Review: Eden Summer by Liz Flanagan


Goodreads summary:

It starts like any other day for Jess – get up, draw on eyeliner, cover up tattoos and head to school. But soon it’s clear this is no ordinary day, because Jess’s best friend, Eden, isn’t at school . . . she’s gone missing.

Jess knows she must do everything in her power to find Eden before the unthinkable happens.

So Jess decides to retrace the summer she and Eden have just spent together. But looking back means digging up all their buried secrets, and she starts to question everything she thought Eden’s summer had been about …

A tense and thrilling journey through friendship, loss, betrayal and self discovery.

Review:

The thing that I really love about this book is the fact that no-one gets left behind.
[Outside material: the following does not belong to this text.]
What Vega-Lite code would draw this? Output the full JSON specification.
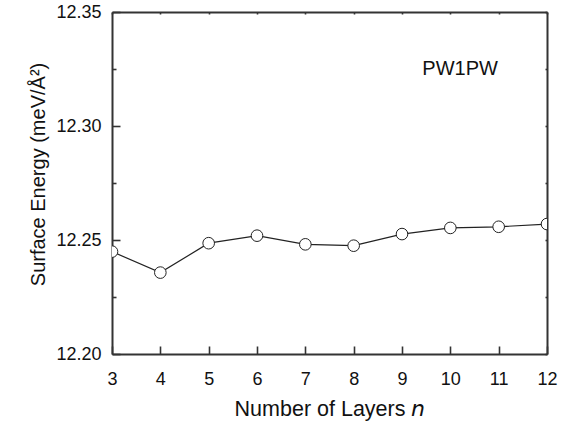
{
  "$schema": "https://vega.github.io/schema/vega-lite/v6.json",
  "width": 435,
  "height": 342,
  "autosize": "none",
  "padding": {"left": 112, "top": 12, "right": 28, "bottom": 77},
  "background": "white",
  "config": {
    "view": {"stroke": null},
    "font": "Liberation Sans",
    "axis": {
      "grid": false,
      "domainColor": "#333",
      "domainWidth": 2,
      "tickColor": "#333",
      "tickWidth": 1.6,
      "labelColor": "#111",
      "titleColor": "#111",
      "labelFont": "Liberation Sans",
      "titleFont": "Liberation Sans",
      "labelFontSize": 18,
      "titleFontSize": 20,
      "titleFontWeight": "normal",
      "labelFlush": false,
      "labelOverlap": false
    }
  },
  "data": {
    "values": [
      {"n": 3, "e": 12.2449},
      {"n": 4, "e": 12.2357},
      {"n": 5, "e": 12.2486},
      {"n": 6, "e": 12.2519},
      {"n": 7, "e": 12.2481},
      {"n": 8, "e": 12.2475},
      {"n": 9, "e": 12.2526},
      {"n": 10, "e": 12.2553},
      {"n": 11, "e": 12.2558},
      {"n": 12, "e": 12.2570}
    ]
  },
  "layer": [
    {
      "mark": {"type": "line", "color": "#222", "strokeWidth": 1.2, "clip": true},
      "encoding": {
        "x": {
          "field": "n", "type": "quantitative",
          "scale": {"domain": [3, 12], "nice": false, "zero": false},
          "axis": {
            "orient": "bottom",
            "values": [3, 4, 5, 6, 7, 8, 9, 10, 11, 12],
            "tickSize": -8,
            "labelPadding": 24,
            "title": "Number of Layers 𝘯",
            "titleFontSize": 21.5,
            "titleY": 61,
            "titleBaseline": "alphabetic"
          }
        },
        "y": {
          "field": "e", "type": "quantitative",
          "scale": {"domain": [12.2, 12.35], "nice": false, "zero": false},
          "axis": {
            "orient": "left",
            "values": [12.2, 12.25, 12.3, 12.35],
            "format": ".2f",
            "tickSize": -8,
            "labelPadding": 19,
            "title": "Surface Energy (meV/Å²)",
            "titleX": -68,
            "titleY": 162,
            "titleAngle": -90,
            "titleBaseline": "alphabetic",
            "titleAlign": "center"
          }
        }
      }
    },
    {
      "mark": {"type": "point", "shape": "circle", "size": 135, "filled": true, "fill": "white", "stroke": "#222", "strokeWidth": 1, "opacity": 1, "clip": true},
      "encoding": {
        "x": {
          "field": "n", "type": "quantitative",
          "axis": {"orient": "top", "values": [3, 4, 5, 6, 7, 8, 9, 10, 11, 12], "tickSize": -2, "labels": false, "title": null}
        },
        "y": {
          "field": "e", "type": "quantitative",
          "axis": {"orient": "right", "values": [12.2, 12.225, 12.25, 12.275, 12.3, 12.325, 12.35], "tickSize": -2, "labels": false, "title": null}
        }
      }
    },
    {
      "mark": {"type": "point", "opacity": 0},
      "encoding": {
        "x": {"field": "n", "type": "quantitative", "axis": null},
        "y": {
          "field": "e", "type": "quantitative",
          "axis": {"orient": "left", "values": [12.225, 12.275, 12.325], "tickSize": -4, "labels": false, "title": null, "domain": false}
        }
      }
    },
    {
      "data": {"values": [{"label": "PW1PW", "x": 9.42, "y": 12.3224}]},
      "mark": {"type": "text", "align": "left", "baseline": "alphabetic", "fontSize": 20, "font": "Liberation Sans", "color": "#111"},
      "encoding": {
        "x": {"field": "x", "type": "quantitative", "axis": null},
        "y": {"field": "y", "type": "quantitative", "axis": null},
        "text": {"field": "label"}
      }
    }
  ],
  "resolve": {"axis": {"x": "independent", "y": "independent"}}
}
This novel follows two girls, Jess and Eden, both healing from traumatic experiences. And while they both try to deal with their problems alone, when Eden goes missing they both discover that strength comes from friendship and support. You don’t have to do all the work by yourself.

Eden Summer is set in the north of England, which is unusual enough to note in YA novels. And so much of this novel is embedded in the landscape of the hills, the woods, the waterfall. Jess inhabits her world comfortably, and yet because of her dyed hair and her lesbian mum, she is something of an outcast among her peers. Eden by contrast seems to be incredibly social and extroverted, but she struggles to make real connections after the death of her sister. So while Jess learns to stretch out and trust people again, Eden learns to depend on her friends.
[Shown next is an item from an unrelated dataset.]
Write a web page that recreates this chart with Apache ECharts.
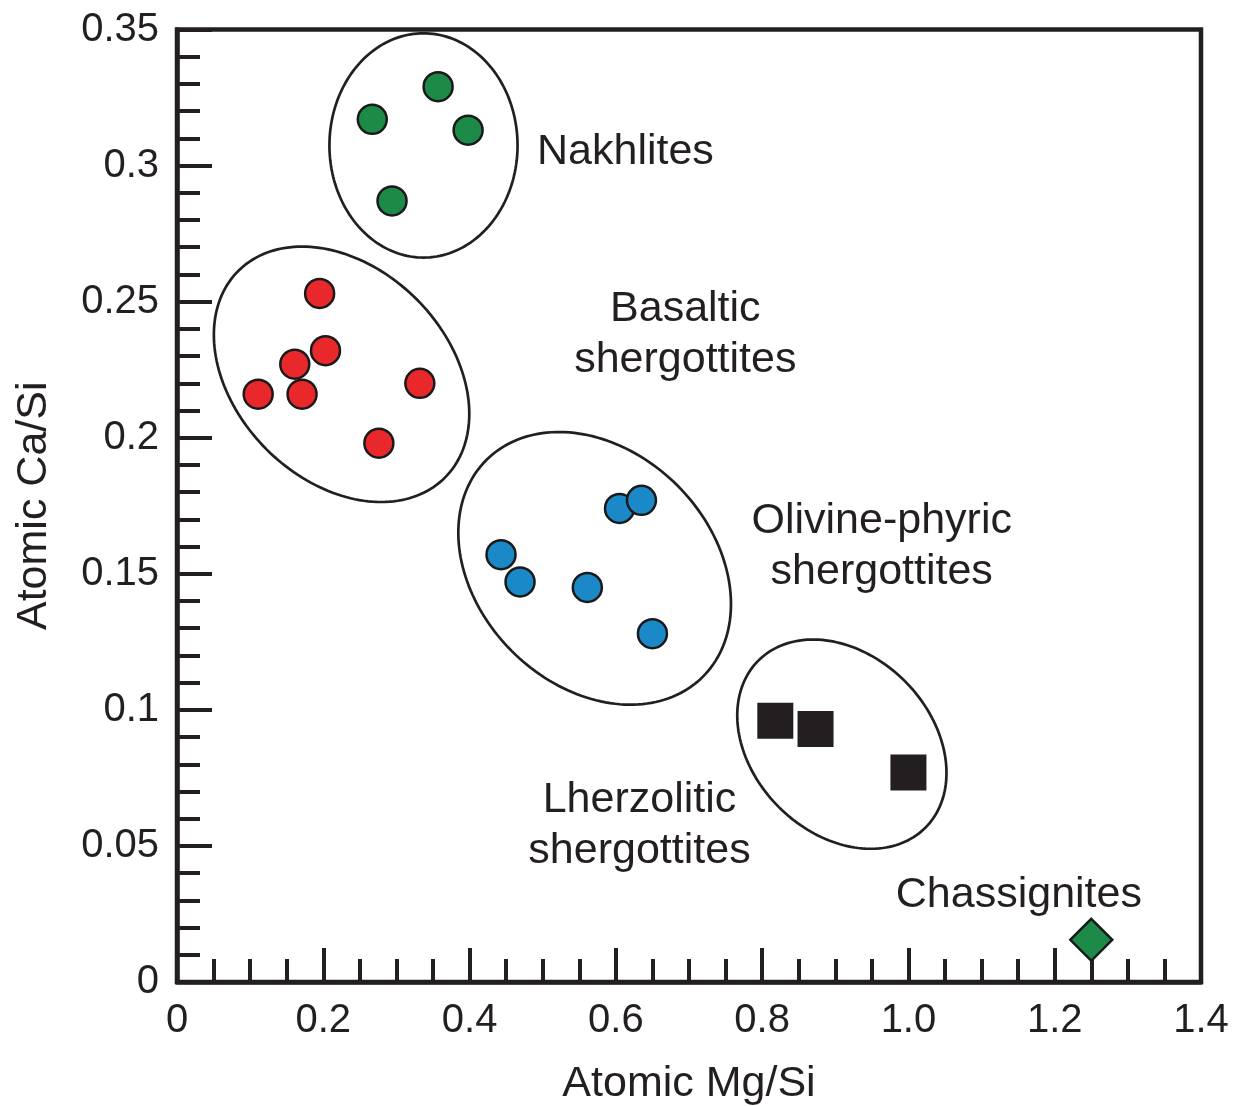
<!DOCTYPE html>
<html>
<head>
<meta charset="utf-8">
<script src="https://cdn.jsdelivr.net/npm/echarts@6/dist/echarts.min.js"></script>
<style>
html,body{margin:0;padding:0;background:#fff;}
#chart{width:1236px;height:1106px;}
</style>
</head>
<body>
<div id="chart"></div>
<script>
// ---- Data ----
const xTickLabels = ['0', '0.2', '0.4', '0.6', '0.8', '1.0', '1.2', '1.4'];
const yTickLabels = ['0', '0.05', '0.1', '0.15', '0.2', '0.25', '0.3', '0.35'];

const nakhliteMg = [0.267, 0.357, 0.398, 0.294];
const nakhliteCa = [0.317, 0.329, 0.313, 0.287];

const basalticMg = [0.195, 0.161, 0.111, 0.203, 0.171, 0.332, 0.276];
const basalticCa = [0.253, 0.227, 0.216, 0.232, 0.216, 0.220, 0.198];

const olivineMg = [0.605, 0.635, 0.443, 0.469, 0.561, 0.650];
const olivineCa = [0.174, 0.177, 0.157, 0.147, 0.145, 0.128];

const lherzMg = [0.818, 0.873, 1.000];
const lherzCa = [0.096, 0.093, 0.077];

const chassMg = [1.250];
const chassCa = [0.0155];

// group outlines: centre (Mg/Si, Ca/Si), semi-axes (in Mg/Si units), tilt (deg)
const ellipseCx = [0.337, 0.225, 0.571, 0.909];
const ellipseCy = [0.3074, 0.2233, 0.1520, 0.0874];
const ellipseA = [0.1533, 0.1998, 0.2094, 0.1615];
const ellipseB = [0.1286, 0.1451, 0.1601, 0.1218];
const ellipseTilt = [90, 45, 45, 45];

// group names and anchors (Mg/Si, Ca/Si)
const groupNames = ['Nakhlites', 'Basaltic\nshergottites', 'Olivine-phyric\nshergottites', 'Lherzolitic\nshergottites', 'Chassignites'];
const groupLabelMg = [0.6131, 0.6950, 0.9635, 0.6323, 1.151];
const groupLabelCa = [0.3048, 0.2380, 0.1600, 0.0576, 0.0321];

// ---- Build ----
const zip = (a, b) => a.map((v, i) => [v, b[i]]);
const INK = '#231f20';
const FONT = '"Liberation Sans", Arial, Helvetica, sans-serif';

const ellipseData = ellipseCx.map((c, i) => [c, ellipseCy[i], ellipseA[i], ellipseB[i], ellipseTilt[i]]);
const labelData = groupNames.map((n, i) => [groupLabelMg[i], groupLabelCa[i], i]);

const chart = echarts.init(document.getElementById('chart'), null, {renderer: 'canvas'});

const dotStyle = (color) => ({color: color, borderColor: '#1a1a1a', borderWidth: 2.5, opacity: 1});

const option = {
  animation: false,
  backgroundColor: '#ffffff',
  grid: {left: 177, right: 35, top: 29.5, bottom: 124, containLabel: false, outerBoundsMode: 'none',
    show: true, borderColor: INK, borderWidth: 4.5, backgroundColor: 'transparent'},
  xAxis: {
    type: 'value', min: 0, max: 1.4, interval: 0.2,
    name: 'Atomic Mg/Si', nameLocation: 'middle', nameGap: 81,
    nameTextStyle: {fontFamily: FONT, fontSize: 43, color: INK},
    axisLine: {show: true, onZero: false, lineStyle: {color: INK, width: 4.5}},
    axisTick: {show: true, inside: true, length: 34, lineStyle: {color: INK, width: 4}},
    minorTick: {show: true, splitNumber: 4, length: 23, lineStyle: {color: INK, width: 4}},
    splitLine: {show: false},
    axisLabel: {margin: 19, fontFamily: FONT, fontSize: 40, color: INK,
      formatter: (v) => xTickLabels[Math.round(v / 0.2)]}
  },
  yAxis: {
    type: 'value', min: 0, max: 0.35, interval: 0.05,
    name: 'Atomic Ca/Si', nameLocation: 'middle', nameGap: 121,
    nameTextStyle: {fontFamily: FONT, fontSize: 43, color: INK},
    axisLine: {show: true, onZero: false, lineStyle: {color: INK, width: 4.5}},
    axisTick: {show: true, inside: true, length: 35, lineStyle: {color: INK, width: 4}},
    minorTick: {show: true, splitNumber: 5, length: 23, lineStyle: {color: INK, width: 4}},
    splitLine: {show: false},
    axisLabel: {margin: 18, fontFamily: FONT, fontSize: 40, color: INK,
      formatter: (v) => yTickLabels[Math.round(v / 0.05)]}
  },
  series: [
    {
      type: 'custom', name: 'outlines', z: 1, silent: true,
      encode: {x: 0, y: 1},
      data: ellipseData,
      renderItem: function (params, api) {
        const c = api.coord([api.value(0), api.value(1)]);
        const unit = api.size([1, 0])[0];
        const a = api.value(2) * unit, b = api.value(3) * unit;
        const t = api.value(4) * Math.PI / 180;
        const pts = [];
        const N = 180;
        for (let k = 0; k < N; k++) {
          const p = 2 * Math.PI * k / N;
          const ex = a * Math.cos(p), ey = b * Math.sin(p);
          pts.push([c[0] + ex * Math.cos(t) - ey * Math.sin(t), c[1] + ex * Math.sin(t) + ey * Math.cos(t)]);
        }
        return {type: 'polygon', shape: {points: pts}, style: {fill: 'none', stroke: INK, lineWidth: 2.7}};
      }
    },
    {
      type: 'custom', name: 'names', z: 2, silent: true,
      encode: {x: 0, y: 1},
      data: labelData,
      renderItem: function (params, api) {
        const c = api.coord([api.value(0), api.value(1)]);
        return {type: 'text', style: {text: groupNames[api.value(2)], x: c[0], y: c[1], align: 'center', verticalAlign: 'middle',
          fontFamily: FONT, fontSize: 43, lineHeight: 51, fill: INK}};
      }
    },
    {type: 'scatter', name: 'Nakhlites', z: 3, symbol: 'circle', symbolSize: 29, data: zip(nakhliteMg, nakhliteCa), itemStyle: dotStyle('#1e8a47')},
    {type: 'scatter', name: 'Basaltic shergottites', z: 3, symbol: 'circle', symbolSize: 29, data: zip(basalticMg, basalticCa), itemStyle: dotStyle('#e8282b')},
    {type: 'scatter', name: 'Olivine-phyric shergottites', z: 3, symbol: 'circle', symbolSize: 29, data: zip(olivineMg, olivineCa), itemStyle: dotStyle('#1b88c8')},
    {type: 'scatter', name: 'Lherzolitic shergottites', z: 3, symbol: 'rect', symbolSize: 36, data: zip(lherzMg, lherzCa), itemStyle: {color: INK, opacity: 1}},
    {type: 'scatter', name: 'Chassignites', z: 3, symbol: 'diamond', symbolSize: [42, 42], data: zip(chassMg, chassCa), itemStyle: dotStyle('#1e8a47')}
  ]
};
chart.setOption(option);
</script>
</body>
</html>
But when Eden goes missing, there’s almost a sense of betrayal – Jess runs up on the hills all the time, but no matter how much she searches she can’t find her friend in the places they know. Eden’s the one who connects her friends together, and without her they feel adrift. Secrets will have to come into the light before these young people recover their balance and trust each other with their pain – and together, begin to heal.

Representation:

Jess’ mum is a lesbian and has a girlfriend. There’s also a local lesbian bar.